Crunch Data Conference

Rich Caruana

Senior Principal Researcher at Microsoft Research

Bio:

Rich Caruana is a senior principal researcher at Microsoft Research. Before joining Microsoft, Rich was on the faculty in the Computer Science Department at Cornell University, at UCLA’s Medical School, and at CMU’s Center for Learning and Discovery. Rich’s Ph.D. is from Carnegie Mellon University, where he worked with Tom Mitchell and Herb Simon. His thesis on Multi-Task Learning helped create interest in a new subfield of machine learning called Transfer Learning. Rich received an NSF CAREER Award in 2004 (for Meta Clustering), best paper awards in 2005 (with Alex Niculescu-Mizil), 2007 (with Daria Sorokina), and 2014 (with Todd Kulesza, Saleema Amershi, Danyel Fisher, and Denis Charles), co-chaired KDD in 2007 (with Xindong Wu), and serves as area chair for NIPS, ICML, and KDD. His current research focus is on learning for medical decision making, transparent modeling, deep learning, and computational ecology.

Talk:

Interpretable and Differentially Private Machine Learning: Don’t Practice Data Science in Healthcare Without It

Topics:

Level:

General

In machine learning often tradeoffs must be made between accuracy, privacy and intelligibility: the most accurate models usually are not very intelligible or private, and the most intelligible models usually are less accurate.

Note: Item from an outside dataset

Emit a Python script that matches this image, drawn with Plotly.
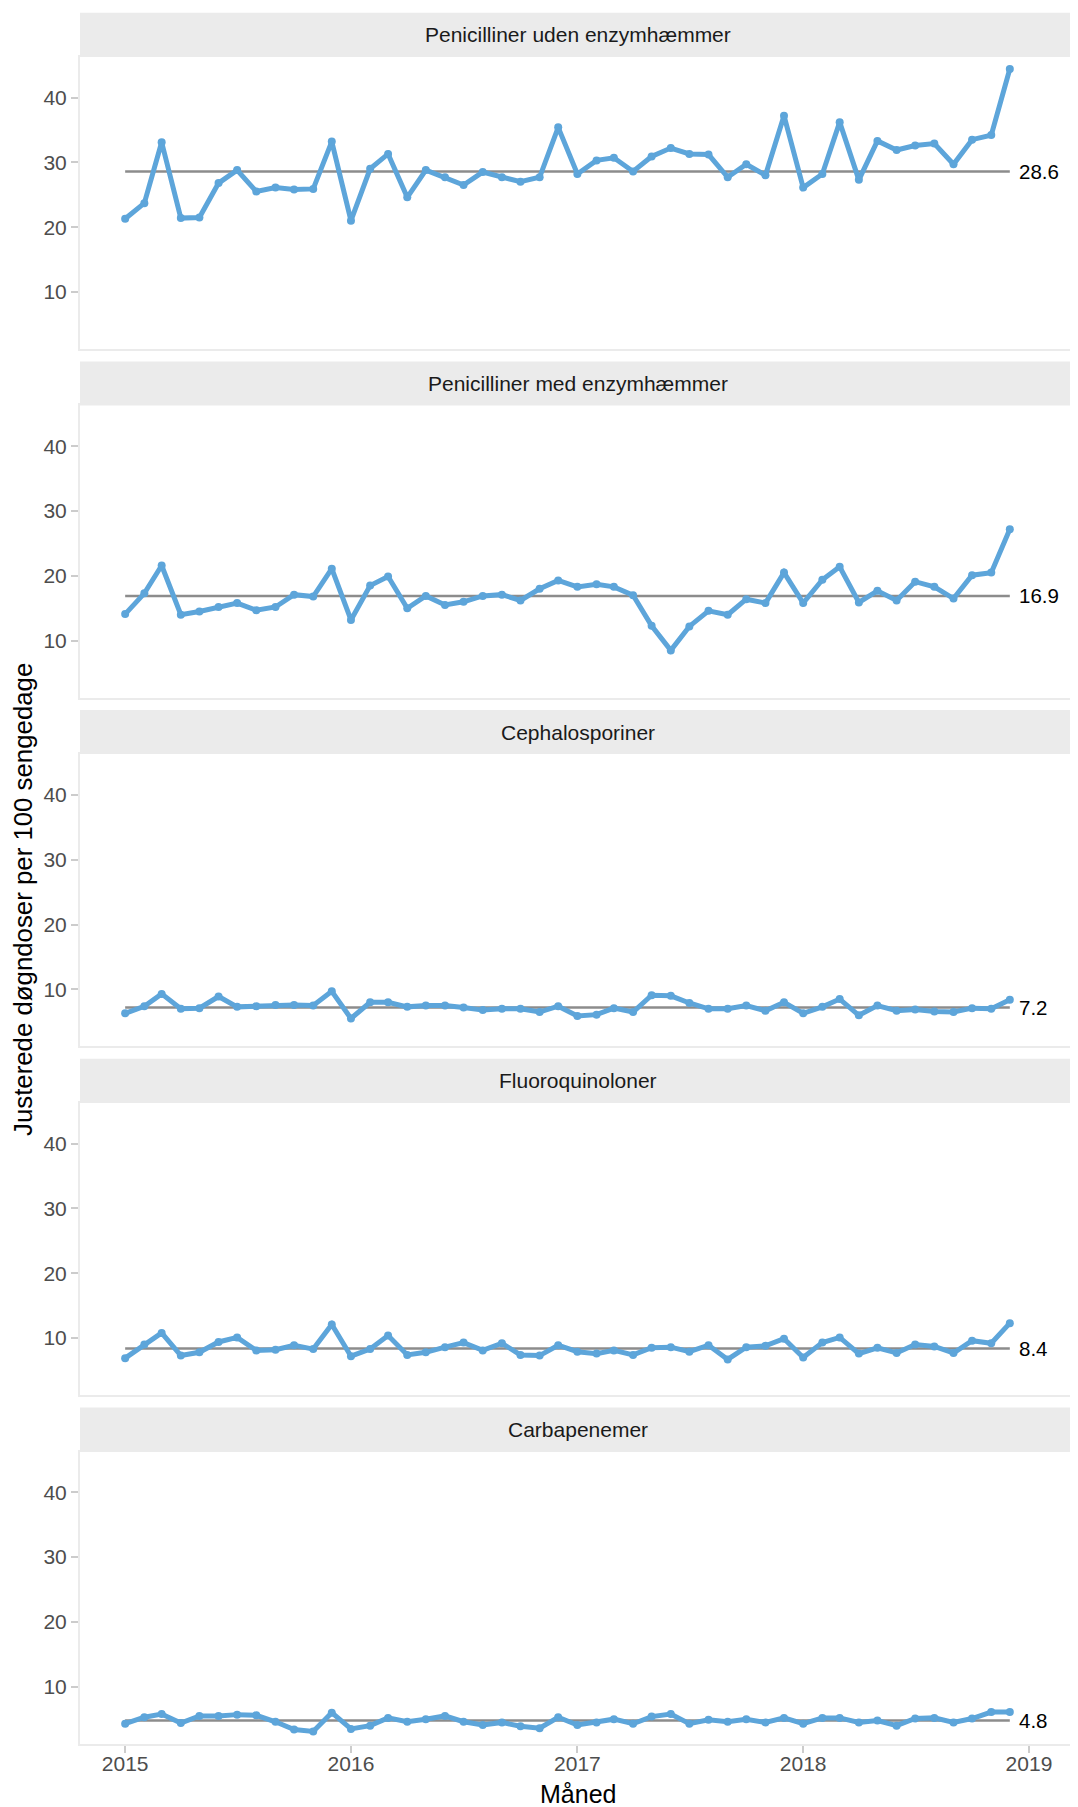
import pandas as pd
import plotly.graph_objects as go

# ---------------- data ----------------
months = pd.date_range("2015-01-01", periods=48, freq="MS")

panel_titles = [
    "Penicilliner uden enzymhæmmer",
    "Penicilliner med enzymhæmmer",
    "Cephalosporiner",
    "Fluoroquinoloner",
    "Carbapenemer",
]

pen_uden = [21.3, 23.7, 33.1, 21.4, 21.5, 26.8, 28.8, 25.5, 26.1, 25.8, 25.9, 33.2,
            21.0, 29.0, 31.3, 24.6, 28.8, 27.7, 26.5, 28.5, 27.7, 27.0, 27.7, 35.4,
            28.2, 30.3, 30.7, 28.6, 30.9, 32.2, 31.3, 31.2, 27.7, 29.7, 28.0, 37.2,
            26.1, 28.2, 36.2, 27.3, 33.3, 31.9, 32.6, 32.9, 29.7, 33.5, 34.2, 44.4]
pen_med = [14.1, 17.3, 21.6, 14.0, 14.5, 15.2, 15.8, 14.7, 15.2, 17.1, 16.8, 21.1,
           13.2, 18.5, 19.9, 15.0, 16.9, 15.5, 16.0, 16.9, 17.1, 16.2, 18.0, 19.3,
           18.3, 18.7, 18.3, 17.0, 12.3, 8.5, 12.2, 14.6, 14.0, 16.4, 15.8, 20.5,
           15.8, 19.4, 21.4, 15.9, 17.7, 16.2, 19.1, 18.3, 16.5, 20.1, 20.5, 27.2]
cephalo = [6.3, 7.4, 9.3, 7.0, 7.1, 8.9, 7.3, 7.4, 7.6, 7.6, 7.5, 9.7,
           5.5, 8.0, 8.0, 7.3, 7.5, 7.5, 7.2, 6.8, 7.0, 7.0, 6.5, 7.4,
           5.9, 6.1, 7.1, 6.5, 9.1, 9.0, 7.9, 7.0, 7.0, 7.5, 6.7, 8.0,
           6.3, 7.3, 8.5, 6.0, 7.5, 6.7, 6.9, 6.6, 6.5, 7.1, 7.0, 8.4]
fluoro = [6.9, 9.0, 10.8, 7.3, 7.8, 9.4, 10.1, 8.1, 8.2, 8.9, 8.3, 12.1,
          7.2, 8.3, 10.4, 7.4, 7.8, 8.6, 9.3, 8.1, 9.2, 7.4, 7.3, 8.9,
          7.9, 7.6, 8.1, 7.4, 8.5, 8.6, 7.9, 8.9, 6.7, 8.6, 8.8, 9.9,
          7.0, 9.3, 10.1, 7.6, 8.5, 7.7, 9.0, 8.7, 7.7, 9.6, 9.2, 12.3]
carba = [4.3, 5.3, 5.8, 4.4, 5.5, 5.5, 5.7, 5.6, 4.6, 3.4, 3.1, 6.0,
         3.5, 4.0, 5.2, 4.6, 5.0, 5.5, 4.6, 4.1, 4.5, 3.9, 3.6, 5.3,
         4.1, 4.5, 5.0, 4.3, 5.4, 5.8, 4.3, 4.9, 4.6, 5.0, 4.5, 5.2,
         4.3, 5.2, 5.2, 4.5, 4.8, 4.0, 5.1, 5.2, 4.5, 5.1, 6.1, 6.1]
series = [pen_uden, pen_med, cephalo, fluoro, carba]

center_values = [28.6, 16.9, 7.2, 8.4, 4.8]

y_ticks = [10, 20, 30, 40]

# ---------------- layout constants ----------------
# page body has an 8px margin, so the figure is sized/positioned to compensate
OFF = 8
W, H = 1078 - OFF, 1807 - OFF
FONT = "Liberation Sans, Arial, sans-serif"
BLUE = "#5DA5DA"
GREY_LINE = "#8C8C8C"
BORDER = "#EBEBEB"
STRIP = "#EBEBEB"

x_left_px, x_right_px = 80 - OFF, 1076 - OFF
panel_top0 = 56.7 - OFF
panel_h = 292.3
period = 348.7
strip_h = 44.0

x_range = [pd.Timestamp("2015-01-01") - pd.Timedelta(days=73),
           pd.Timestamp("2019-01-01") + pd.Timedelta(days=76)]
y_range = [1.2, 46.3]

fig = go.Figure()

for i, (title, vals, cval) in enumerate(zip(panel_titles, series, center_values)):
    k = "" if i == 0 else str(i + 1)
    xa, ya = "x" + k, "y" + k
    top = panel_top0 + i * period
    bot = top + panel_h
    dom_y = [1 - bot / H, 1 - top / H]

    # centre line
    fig.add_trace(go.Scatter(
        x=[months[0], months[-1]], y=[cval, cval], mode="lines",
        line=dict(color=GREY_LINE, width=2.5), xaxis=xa, yaxis=ya,
        hoverinfo="skip", showlegend=False))
    # data
    fig.add_trace(go.Scatter(
        x=months, y=vals, mode="lines+markers",
        line=dict(color=BLUE, width=5), marker=dict(color=BLUE, size=8),
        xaxis=xa, yaxis=ya, showlegend=False))

    last = (i == len(series) - 1)
    fig.layout["xaxis" + k] = dict(
        domain=[x_left_px / W, x_right_px / W], anchor=ya, range=x_range,
        type="date", dtick="M12", tick0="2015-01-01", tickformat="%Y",
        showticklabels=last, ticks="outside" if last else "",
        ticklen=7, tickwidth=1.8, tickcolor="#CCCCCC", ticklabelstandoff=-7,
        tickfont=dict(family=FONT, size=21, color="#4D4D4D"),
        showgrid=False, zeroline=False,
        showline=True, mirror=True, linecolor=BORDER, linewidth=2)
    fig.layout["yaxis" + k] = dict(
        domain=dom_y, anchor=xa, range=y_range,
        tickmode="array", tickvals=y_ticks, ticktext=[str(t) for t in y_ticks],
        ticks="outside", ticklen=7, tickwidth=1.8, tickcolor="#CCCCCC",
        tickfont=dict(family=FONT, size=21, color="#4D4D4D"),
        showgrid=False, zeroline=False,
        showline=True, mirror=True, linecolor=BORDER, linewidth=2)

    # strip
    s_top = top - strip_h
    fig.add_shape(type="rect", xref="paper", yref="paper",
                  x0=x_left_px / W, x1=x_right_px / W,
                  y0=1 - top / H, y1=1 - s_top / H,
                  fillcolor=STRIP, line=dict(width=0), layer="below")
    fig.add_annotation(text=title, xref="paper", yref="paper",
                       x=(x_left_px + x_right_px) / 2 / W,
                       y=1 - (s_top + strip_h / 2) / H,
                       xanchor="center", yanchor="middle", showarrow=False,
                       font=dict(family=FONT, size=21, color="#1A1A1A"))
    # centre value label
    fig.add_annotation(text=f"{cval}", x=months[-1], y=cval, xref=xa, yref=ya,
                       xanchor="left", yanchor="middle", xshift=7, showarrow=False,
                       font=dict(family=FONT, size=20.5, color="#000000"))

# axis titles
fig.add_annotation(text="Justerede døgndoser per 100 sengedage", xref="paper", yref="paper",
                   x=(23 - OFF) / W, y=1 - (900 - OFF) / H, textangle=-90, showarrow=False,
                   xanchor="center", yanchor="middle",
                   font=dict(family=FONT, size=25.8, color="#000000"))
fig.add_annotation(text="Måned", xref="paper", yref="paper",
                   x=(x_left_px + x_right_px) / 2 / W, y=1 - (1794 - OFF) / H, showarrow=False,
                   xanchor="center", yanchor="middle",
                   font=dict(family=FONT, size=25, color="#000000"))

fig.update_layout(width=W, height=H, margin=dict(l=0, r=0, t=0, b=0),
                  paper_bgcolor="white", plot_bgcolor="white",
                  font=dict(family=FONT), showlegend=False)

fig.write_html("out.html")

This can limit the accuracy of models that can safely be deployed in mission-critical applications such as healthcare where being able to understand, validate, edit, and ultimately trust models is important. EBMs (Explainable Boosting Machines) are a recent learning method based on generalized additive models (GAMs) that are as accurate as full complexity models, more intelligible than linear models, and which can be made differentially private with little loss in accuracy. EBMs make it easy to understand what a model has learned and to edit the model when it learns inappropriate things. In the talk I’ll present case studies where EBMs discover surprising patterns in data that would have made deploying black-box models risky. I’ll also show how DP-EBMs allow us to train models that are differentially private without sacrificing intelligibility or editability. And if there’s time, I’ll show how we’re using these models to uncover and mitigate bias in models where fairness and transparency are important. Every data set is flawed in surprising ways --- you need intelligibility to uncover the hidden secrets and find the gold.